Tuesday, September 12, 2017

GOLD CROSS

Every time William Devane appears on my television screen pitching for Rosland Capital, my dander goes up.

I always wonder whether I am the only person who sees the inherent contradiction in his message.

What he is telling us is simply this: You can’t rely on paper money. If you want your wealth to be safe, you have to buy gold. In the process of making that argument, he warns us against “paper money being printed by unstable governments.”

Devane is making his pitch on American television, for heaven’s sake. He is talking to Americans. In some commercials, he talks about the national debt of the United States. How big it is. How it grows and grows out of control.

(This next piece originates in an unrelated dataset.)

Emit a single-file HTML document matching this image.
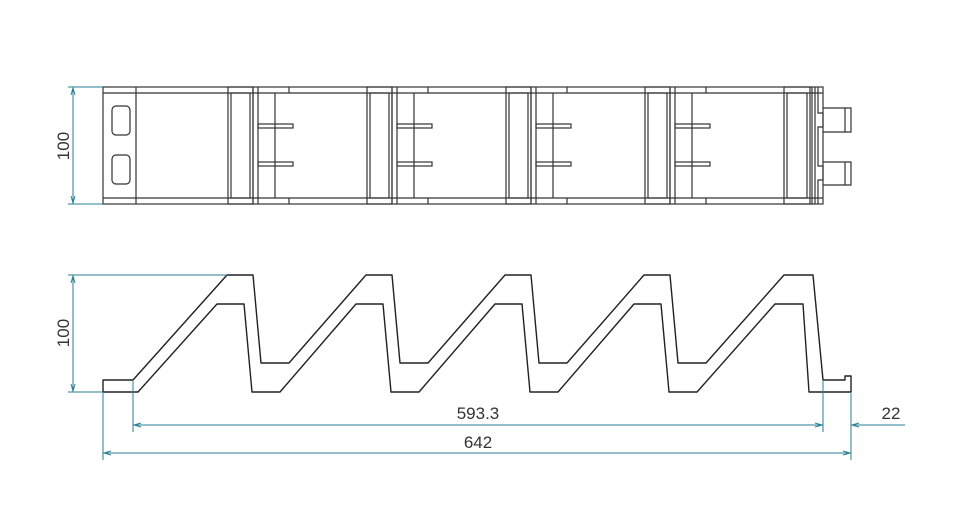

In one of his commercials he is standing under a cannon on the USS Iowa  bemoaning the fact that our country used to flex its muscles and the world would listen; then insisting that we need to return to those days.

The bottom line: Mr, Devane and his employer, Rosland Capital, believe that you can’t rely on the Yankee dollar. It may well become as worthless as a wet scorecard. That’s what they are saying to us.

Then, oddly enough, he immediately urges us to support our military.

I don’t get it. The United States military budget for 2018 is 824.6 billion dollars. It is the second largest item in the federal budget, exceeded only by a trillion dollars for social security.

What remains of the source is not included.